Dubai, United Arab Emirates
Landmark climate deal: For the first time in three decades of climate summits, the nations of the world have approved a global pact that explicitly calls for transitioning away from fossil fuels like oil, gas, and coal. Earlier deals had focused on cutting greenhouse-gas emissions in general, not fossil fuel use specifically.
The deal was passed this week at the 28th annual Conference of the Parties of the U.N. Framework Convention on Climate Change, known as COP 28, after negotiators agreed to extend the two-week summit another day. The U.S. and EU, as well as island nations vulnerable to sea-level rise, had been pushing for language mandating a total fossil fuel “phaseout,” but summit host UAE and other petrostates, such as Saudi Arabia, refused to agree. The compromise commits nations to tripling global renewable-energy production from sources such as wind and solar by 2030 and to becoming carbon neutral by 2050.

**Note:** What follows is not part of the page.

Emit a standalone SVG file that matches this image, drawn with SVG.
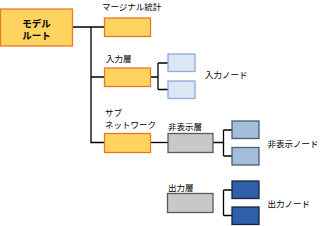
<svg xmlns="http://www.w3.org/2000/svg" width="320" height="226" viewBox="0 0 320 226">
<style>
text{font-family:"Noto Sans CJK JP","Liberation Sans",sans-serif;font-size:8.5px;fill:#000}
.root text{font-size:9.5px;font-weight:bold}
.orange{fill:#FFD35F;stroke:#E87722;stroke-width:1.3}
.gray{fill:#C8C8C8;stroke:#5A5A5A;stroke-width:1.3}
.in{fill:#DDE6F4;stroke:#8FAADC;stroke-width:1.3}
.hid{fill:#A4BDD8;stroke:#4A5E78;stroke-width:1.3}
.out{fill:#2F5FA8;stroke:#1A2538;stroke-width:1.3}
.conn path{fill:none;stroke:#000;stroke-width:1.3}
</style>
<g class="conn">
<path d="M72.5 27H104.5M91 27V142.5H104.5M91 77H104.5"/>
<path d="M150.5 77H158M158 63V89.5M158 63H168M158 89.5H168"/>
<path d="M150.5 142.5H168"/>
<path d="M213 142.5H223.5M223.5 130V156M223.5 130H232M223.5 156H232"/>
<path d="M223.5 190V215.5M223.5 190H232M223.5 215.5H232"/>
</g>
<g id="root" class="root"><rect class="orange" x="0.5" y="9" width="72" height="37"/><text x="36.5" y="26.5" text-anchor="middle">モデル</text><text x="36.5" y="39" text-anchor="middle">ルート</text></g>
<g id="marginal"><rect class="orange" x="104.5" y="18" width="46" height="18.5"/><text x="102" y="10">マージナル統計</text></g>
<g id="inputLayer"><rect class="orange" x="104.5" y="68" width="46" height="18.5"/><text x="106" y="62">入力層</text></g>
<g id="inputNode1"><rect class="in" x="168" y="54" width="27" height="17.5"/></g>
<g id="inputNode2"><rect class="in" x="168" y="81" width="27" height="17.5"/></g>
<text x="205" y="78">入力ノード</text>
<g id="subnetwork"><rect class="orange" x="104.5" y="133.5" width="46" height="19"/><text x="105" y="116">サブ</text><text x="105" y="128">ネットワーク</text></g>
<g id="hiddenLayer"><rect class="gray" x="168" y="133.5" width="45" height="19"/><text x="168" y="130">非表示層</text></g>
<g id="hiddenNode1"><rect class="hid" x="232" y="121" width="27" height="17.5"/></g>
<g id="hiddenNode2"><rect class="hid" x="232" y="147.5" width="27" height="17.5"/></g>
<text x="267.5" y="147">非表示ノード</text>
<g id="outputLayer"><rect class="gray" x="167.5" y="193.5" width="45.5" height="19"/><text x="168" y="190.5">出力層</text></g>
<g id="outputNode1"><rect class="out" x="232" y="181" width="27" height="17.5"/></g>
<g id="outputNode2"><rect class="out" x="232" y="207" width="27" height="17.5"/></g>
<text x="267.5" y="206.5">出力ノード</text>
</svg>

The summit also produced other deals, including a pledge by rich, polluting countries to compensate poorer ones for the harms caused by the climate crisis and an agreement to make agriculture more sustainable. None of the agreements are legally binding, and countries tend to fall short of what they promise at such meetings. Still, the success at COP 28 keeps alive the goal, set in Paris in 2015, of holding global warming to less than 1.5 degrees Celsius above preindustrial temperatures. “Humanity has finally done what is long, long, long overdue,” said Wopke Hoekstra, the EU climate commissioner.